Que a Zapatero lo desaparezcan es normal y casi comprensible en términos de cálculo electoral, pero que los propios socialistas no encuentren nada de lo que hablar en clave rotundamente positiva sobre su propio pasado es más descorazonador. Y hasta resulta amarga esa dejación, abducidos por la retórica económica y financiera como único eje público del discurso ideológico. Llegará a parecer al final que la reflexión cuerda y equilibrada sobre el pasado franquista ha sido cosa natural entre nosotros, o que el respaldo institucional (a menudo titubeante e incompleto) a los herederos de la derrota formase parte desde siempre de los pilares de nuestra democracia. Incluso podría parecer que los incrementos sustanciales (y nunca suficientes) de la financiación de la investigación en España haya sido cosa ordinaria y no empeño socialista en los últimos años. El respeto moral y jurídico a la diferencia sexual y personal no parece tampoco que estuviese entre las más entrañables tradiciones patrias y su vasta carrera de intolerancia, de la misma manera que el impulso autonomista que han dado estos Gobiernos últimos no es exactamente un asunto insignificante en la vida ordinaria y cotidiana de los ciudadanos. Hoy en Cataluña es ley despotricar contra el nuevo Estatuto porque fue maltratado en unos tribunales infaustos (esa es la noticia bomba), pero apenas algún político o periodista político se acuerda de que ese Estatuto amplía sustancialmente el marco autonómico anterior. Ya ni siquiera parece posible evocar que una sociedad tan oscura y acomplejadamente machista como la española ha tenido que ir digiriendo legislación feminista a buen ritmo, incluidas las noticias abrumadoras sobre maltratos y vejaciones a mujeres: esa transparencia desactiva la comprensiva conformidad ante esa violencia que la sociedad española interiorizó desde don Pelayo. Incluso en la zona intocable de la economía, no parece exactamente lo mismo rebelarse contra una izquierda incapaz de frenar la volatilización del Estado que espantarse ante una derecha que fomenta su desarbolamiento como programa implícito.

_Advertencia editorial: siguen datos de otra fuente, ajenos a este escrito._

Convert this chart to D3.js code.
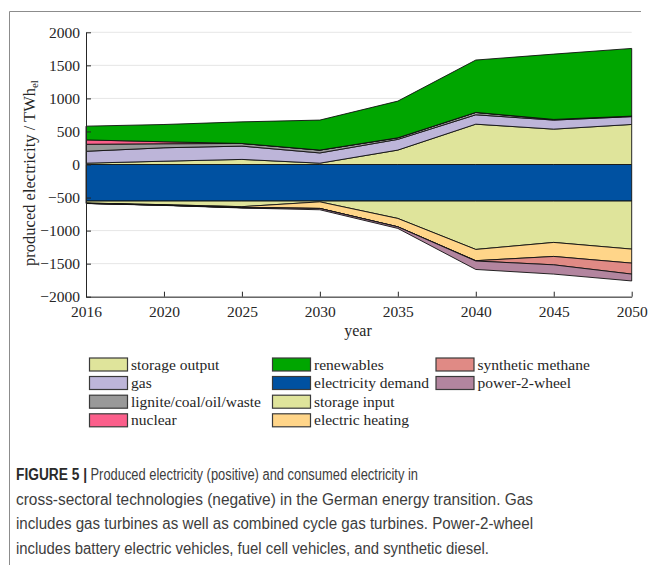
<!DOCTYPE html>
<html>
<head>
<meta charset="utf-8">
<script src="https://cdn.jsdelivr.net/npm/d3@7"></script>
<style>
  body { margin: 0; background: #fff; }
  svg { display: block; }
</style>
</head>
<body>
<svg id="chart" width="652" height="565"></svg>
<script>
// Years (equally spaced scenario steps)
const years = ["2016", "2020", "2025", "2030", "2035", "2040", "2045", "2050"];

// Produced electricity, TWh_el (positive side, stacked bottom → top)
const storageOutput = [20, 50, 77, 20, 218, 610, 535, 606];
const gas           = [180, 203, 201, 155, 162, 142, 137, 118];
const lignite       = [106, 61, 40, 43, 24, 36, 10, 8];
const nuclear       = [66, 30, 0, 0, 0, 0, 0, 0];
const renewables    = [208, 261, 327, 454, 555, 792, 988, 1024];

// Consumed electricity, TWh_el (negative side, stacked top → bottom)
const electricityDemand = [-553, -553, -553, -553, -553, -553, -553, -553];
const storageInput      = [-30, -55, -85, -12, -263, -732, -626, -727];
const electricHeating   = [-5, -8, -15, -100, -127, -170, -212, -212];
const syntheticMethane  = [0, 0, 0, 0, 0, -5, -127, -166];
const power2wheel       = [-2, -3, -5, -20, -24, -128, -140, -104];

const yTicks = [-2000, -1500, -1000, -500, 0, 500, 1000, 1500, 2000];

const series = [
  { key: "storage output",         values: storageOutput,     color: "#dfe49b", side: "pos" },
  { key: "gas",                    values: gas,               color: "#bdb5d9", side: "pos" },
  { key: "lignite/coal/oil/waste", values: lignite,           color: "#999999", side: "pos" },
  { key: "nuclear",                values: nuclear,           color: "#fb5f8b", side: "pos" },
  { key: "renewables",             values: renewables,        color: "#00a600", side: "pos" },
  { key: "electricity demand",     values: electricityDemand, color: "#0051a1", side: "neg" },
  { key: "storage input",          values: storageInput,      color: "#dfe49b", side: "neg" },
  { key: "electric heating",       values: electricHeating,   color: "#ffd589", side: "neg" },
  { key: "synthetic methane",      values: syntheticMethane,  color: "#e08a85", side: "neg" },
  { key: "power-2-wheel",          values: power2wheel,       color: "#b3859f", side: "neg" }
];

const rows = years.map((yr, i) => {
  const r = { year: yr };
  series.forEach(s => { r[s.key] = s.values[i]; });
  return r;
});

const svg = d3.select("#chart");
const serif = "'Liberation Serif', 'DejaVu Serif', serif";
const axisColor = "#262626";

const plotLeft = 86, plotRight = 631.7, plotTop = 32.3, plotBottom = 296.7;
const x = d3.scalePoint().domain(years).range([plotLeft, plotRight]);
const y = d3.scaleLinear().domain([-2000, 2000]).range([plotBottom, plotTop]);

// Frame around the figure panel
svg.append("path")
  .attr("d", `M9.5,565 L9.5,11.5 L641,11.5`)
  .attr("fill", "none").attr("stroke", "#8c8c8c").attr("stroke-width", 1);

// Horizontal grid
svg.append("g").selectAll("line").data(yTicks).join("line")
  .attr("x1", plotLeft).attr("x2", plotRight)
  .attr("y1", d => y(d)).attr("y2", d => y(d))
  .attr("stroke", "#e6e6e6").attr("stroke-width", 1);

// Stacks
const posKeys = series.filter(s => s.side === "pos").map(s => s.key);
const negKeys = series.filter(s => s.side === "neg").map(s => s.key);
const stacked = [
  ...d3.stack().keys(negKeys)(rows),
  ...d3.stack().keys(posKeys)(rows)
];
const colorOf = k => series.find(s => s.key === k).color;

const area = d3.area()
  .x(d => x(d.data.year))
  .y0(d => y(d[0]))
  .y1(d => y(d[1]));

svg.append("g").selectAll("path").data(stacked).join("path")
  .attr("d", area)
  .attr("fill", d => colorOf(d.key))
  .attr("stroke", "#111")
  .attr("stroke-width", 0.9)
  .attr("stroke-linejoin", "round");

// Axes
const fmt = d => d < 0 ? "\u2212" + Math.abs(d) : String(d);
const yAxis = svg.append("g").attr("transform", `translate(${plotLeft},0)`)
  .call(d3.axisLeft(y).tickValues(yTicks).tickFormat(fmt)
    .tickSizeInner(-5).tickSizeOuter(0).tickPadding(6));
const xAxis = svg.append("g").attr("transform", `translate(0,${plotBottom})`)
  .call(d3.axisBottom(x).tickSizeInner(-5).tickSizeOuter(0).tickPadding(9));
[yAxis, xAxis].forEach(g => {
  g.select(".domain").attr("stroke", axisColor).attr("stroke-width", 1);
  g.selectAll(".tick line").attr("stroke", axisColor);
  g.selectAll("text").attr("font-family", serif).attr("font-size", 15.5).attr("fill", axisColor);
});

// Axis titles
const yl = svg.append("text")
  .attr("transform", "translate(35,173) rotate(-90)")
  .attr("text-anchor", "middle")
  .attr("font-family", serif).attr("font-size", 16.5).attr("fill", axisColor);
yl.append("tspan").text("produced electricity / TWh");
yl.append("tspan").attr("font-size", 11).attr("dy", 3).text("el");

svg.append("text")
  .attr("x", 358).attr("y", 336)
  .attr("text-anchor", "middle")
  .attr("font-family", serif).attr("font-size", 16).attr("fill", axisColor)
  .text("year");

// Legend: three columns, four rows
const legendCols = [89.5, 272.5, 436];
const legendRows = [364.5, 383, 401.7, 420.3];
const legend = svg.append("g").selectAll("g").data(series).join("g")
  .attr("transform", (d, i) => {
    const col = i < 4 ? 0 : i < 8 ? 1 : 2;
    const row = i < 4 ? i : i < 8 ? i - 4 : i - 8;
    return `translate(${legendCols[col]},${legendRows[row]})`;
  });
legend.append("rect")
  .attr("x", 0).attr("y", -6.5).attr("width", 38).attr("height", 13)
  .attr("fill", d => d.color).attr("stroke", "#3a3a3a").attr("stroke-width", 1.2);
legend.append("text")
  .attr("x", 41.5).attr("y", 5)
  .attr("font-family", serif).attr("font-size", 15.5).attr("fill", axisColor)
  .text(d => d.key);

// Caption
const sans = "'Liberation Sans', Arial, sans-serif";
const capColor = "#3d3d3d";
svg.append("text")
  .attr("x", 16).attr("y", 480)
  .attr("font-family", sans).attr("font-size", 16).attr("font-weight", "bold")
  .attr("fill", "#2a2a2a")
  .attr("textLength", 71).attr("lengthAdjust", "spacingAndGlyphs")
  .text("FIGURE 5 |");
const capLines = [
  { x: 90.5, y: 480, w: 327.5, t: "Produced electricity (positive) and consumed electricity in" },
  { x: 16, y: 504.5, w: 517, t: "cross-sectoral technologies (negative) in the German energy transition. Gas" },
  { x: 16, y: 529, w: 517, t: "includes gas turbines as well as combined cycle gas turbines. Power-2-wheel" },
  { x: 16, y: 553.5, w: 473, t: "includes battery electric vehicles, fuel cell vehicles, and synthetic diesel." }
];
svg.append("g").selectAll("text").data(capLines).join("text")
  .attr("x", d => d.x).attr("y", d => d.y)
  .attr("font-family", sans).attr("font-size", 16).attr("fill", capColor)
  .attr("textLength", d => d.w).attr("lengthAdjust", "spacingAndGlyphs")
  .text(d => d.t);
</script>
</body>
</html>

Al PSOE le iría muy bien el marcaje de un puñado de diputados a su izquierda en el Parlamento, pero para eso hace falta empezar por el propio PSOE. Resulta muy chocante que seamos justamente los incautos que lo creemos quienes de vez en cuando incurramos en la puerilidad de recordar los efectos desastrosos que la euforia tiene en la derecha española y el lugar del que veníamos cuando a Zapatero le cayó un tanto imprevistamente su primera victoria electoral. Había renacido la legitimación franquista en los numerosos medios afines al PP, nos metimos en un eje político internacional capitaneado por un Bush desorbitado y neocolonial y daba vergüenza ajena contestar fuera de España a las preguntas sobre España (casi como les pasa a los italianos ahora). Ya sé que tienen carácter póstumo estas perplejidades porque la derrota del PSOE suena a cuento contado, pero antes de que el mapa sea unánimemente azul, quizá el mero recuento del pasado más obvio ayude a sacar algún voto de izquierda del clima funerario.

Jordi Gracia, catedrático de Literatura Española en la Universidad de Barcelona.